February 18, 2015 College of Arts and Humanities

Civitates orbis terrarvm image courtesy of Library of Congress

ARHU students win $25,000 seed grant to fund interactive website using primary resources.

Imagine strolling through Renaissance Venice, exchanging between historical currencies like ducats and florins while shopping for ingredients to cook a traditional, Old World meal.

An interactive website being developed by a group including several students from University of Maryland’s College of Arts and Humanities aims to make that trip back through the centuries a reality. Called Through Venetian Eyes, students behind the website were one of four groups chosen to receive a $25,000 Future of Information Alliance seed grant from the Robert W. Deutsch Foundation after developing and pitching their idea during a competition late last year.  The competition is designed to bring teams of students together on research projects intended to solve key-information related challenges.

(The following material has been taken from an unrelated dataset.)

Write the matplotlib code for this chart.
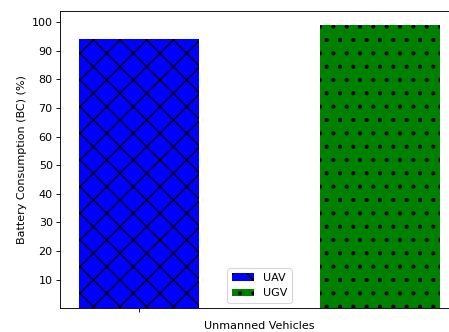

The students plan to use primary resources found via partners including the Library of Congress (LOC), the National Archives and the Centro Interuniversitario per la Storia di Venezia in Italy to bring the Renaissance to life via multimedia presentations on the Internet. Primary sources help provide first-hand accounts of what everyday life would have been like during the period, as opposed to having to read summarized textbook versions, Andrew Ethnasios, project manager and partner coordinator, said.

“I want Through Venetian Eyes to make people realize that history is not boring,” Ethnasios, a junior studying Middle Eastern history, said.

Other students working on the project include Henry Twist, a junior studying Latin American culture and education who is handling content acquisition and archives research; Brandon Perlman, a senior studying government and politics, who is also handling content acquisition and archives research; Ashley Vogel, a junior in Jewish studies, handling web layout and archives research and Karl Dempsey, a senior studying Middle Eastern history, who is handling filming, editing and archives research. Kate Bailey, a Ph.D candidate in the Department of History, serves as the project's research advisor. Associate Professor of Jewish History Bernard Cooperman and Stefano Villani, associate professor of history, are their faculty mentors.  

"These ambitious students are leveraging the locational advantages of our campus to draw on the area's rich cultural resources,” Cooperman said. “They intend to dig deep and then make their findings widely available and accessible. Their project can provide a model of research and publication method for future courses around campus. By creating this project, the students aspire to be not just consumers of knowledge but producers of it as well."

Students will spend the next few months developing the website while simultaneously combing through archives to develop four to seven topics to highlight. One idea is to provide an interactive currency calculator using archival inventory lists with which to exchange florins for ducats. Another might provide recipes—including one for a traditional cookie called Ginetti Di Sukkot--that users may then update and upload to highlight evolving taste trends or diets, particularly the popular gluten-free movement, Ethnasios said. Research already done within the LOC’s divisions have so far revealed a hand-drawn map of the city from 1612 as well as music composed inside Venice’s Jewish ghetto. Students are also highlighting the ghetto—the first of its kind—to show how the predominantly Christian city controlled its spaces and helped to further the idea of minority cultures, Ethanasios said.

“We want this project to show that primary sources don’t bite,” he said.

Students chose Venice because of the availability of information about the city, which was a global trading market and a bastion of arts and culture, Ethnasios said.

“By partnering with numerous cultural institutions including the Library of Congress and the National Archives, Through Venetian Eyes aims to provide students with a richer and more diverse collection of primary resources on Renaissance Italy than exists today,” Anne Rose, FIA managing director said. “Detailed pictures of our past can be used to better understand the present and inform our future.”

A final presentation for all grant winners is planned in May.